Since its launch, more than 18,000 players have registered for accounts and wagered more than $1 million.
Although bettors can withdraw the proceeds of winning wagers from their Oregon Lottery Scoreboard accounts at any time, some players may see a significant gap between the time a wager is won and when the money actually appears in their accounts.
A number of conditions apply to the release of all winnings from the Oregon Lottery. These include state and federal taxes, offsets or overpayments of state resources, and back child support.
State and federal taxes for Oregon sports betting
According to Scoreboard’s terms and conditions, the lottery is not only legally required to report winnings to state and federal tax authorities, but the lottery may also be required to deduct taxes from winnings before depositing the balance into a player’s account.
Scoreboard’s state tax terms are as follows:
- Net winnings greater than $600 – a WG2 form is provided for state tax reporting purposes at the time of payment.
- Net winnings equal to or greater than $1,500 – a state tax of eight percent will be withheld.
Scoreboard’s federal tax terms are as follows:
A WG2 form will be provided to Scoreboard players at the time of payment for federal tax reporting purposes if:
- Net winnings are equal to or greater than $600, and
- At least 300 times the amount of the bet, or
- Net winnings are greater than $5,000
Oregon Lottery will withhold a 24 percent federal tax if net winnings exceed $5,000.
Offsets for Oregon winnings
According to Scoreboard’s Terms and Conditions, the lottery may be required by state law to make deductions to repay certain state debts and back child support.
If a player’s gross winnings are above $600, the lottery will check databases to see whether the winner owes any back child support.
In addition, House Bill 2393, which took effect Jan. 1, 2019, authorizes the Department of Human Services and Oregon Health Authority to garnish taxable winnings to recover overpayments of Medicaid, welfare, and food stamps.
Under the new law, garnishment will be applied to delinquent child support before other debts.
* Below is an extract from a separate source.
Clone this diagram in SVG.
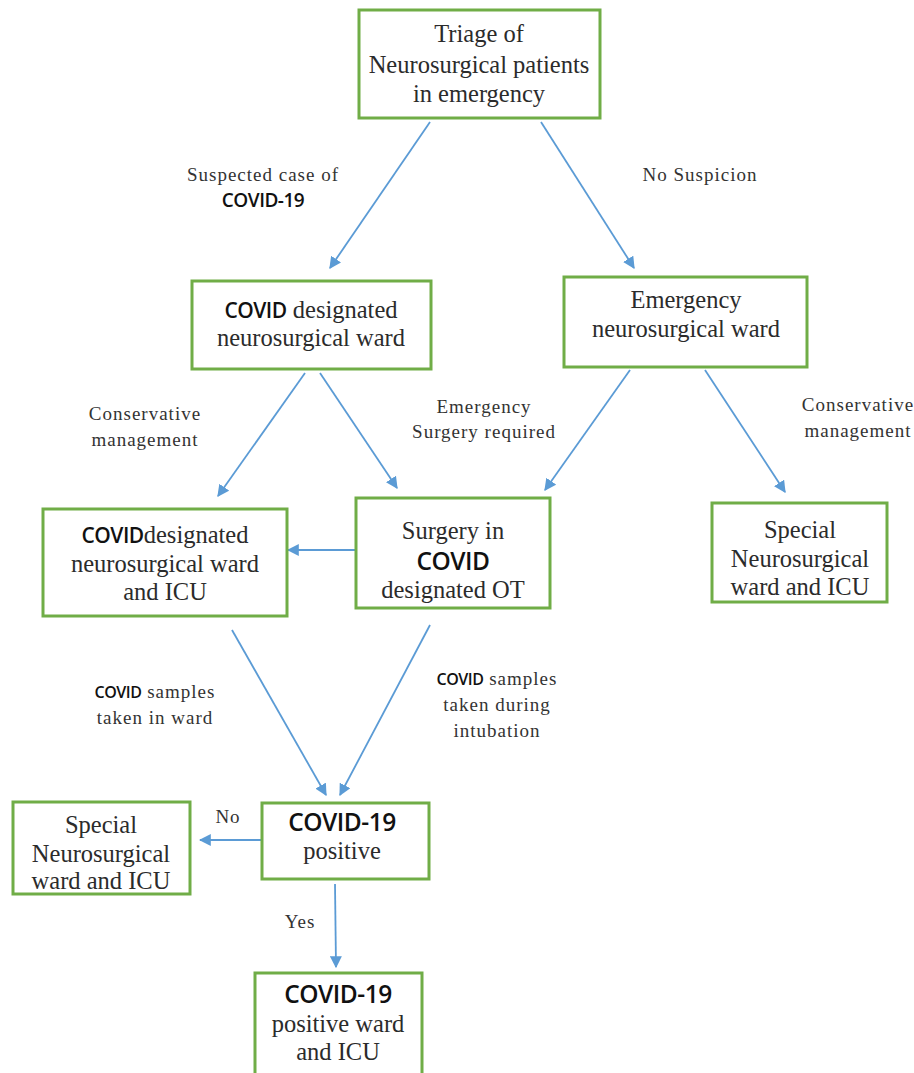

The lottery is authorized to act as direct collector for back child support.
However, if databases show that overpayments of state resources are due, the lottery is required to withhold winnings up to 30 days to allow human services or Medicaid representatives to request a garnishment on winnings to recover overpayments.
If debts owed are less than the amount won, the difference will be deposited into the player’s account, where it can be withdrawn.
Other account information in Oregon
Scoreboard’s terms and conditions state that any deposits in excess of $250,000 are not insured by the FDIC, or any other entity.
In addition, the following conditions apply to Scoreboard accounts:
- Money deposited into funding accounts does not accrue interest.
- Bonuses appear as funds in a player’s balance. They may be used to play games, but have no cash value and cannot be withdrawn.
- The lottery must verify the accuracy of bettors’ personal information before paying out bets.
- Scoreboard may close accounts that remain inactive for an extended period of time. Any money remaining in the account may revert back to the state, after the lottery makes a reasonable effort to contact the player.
Players can register for a Scoreboard account from any state, but must be physically located within the state of Oregon and off tribal-owned land to make a wager.
If, however, an out-of-state resident visiting Oregon places a wager on Scoreboard and wins any amount of money, the lottery is required to withhold 30 percent of the winnings in federal withholding taxes.
The State of Oregon will withhold eight percent of any non-resident winnings of more than $1,500.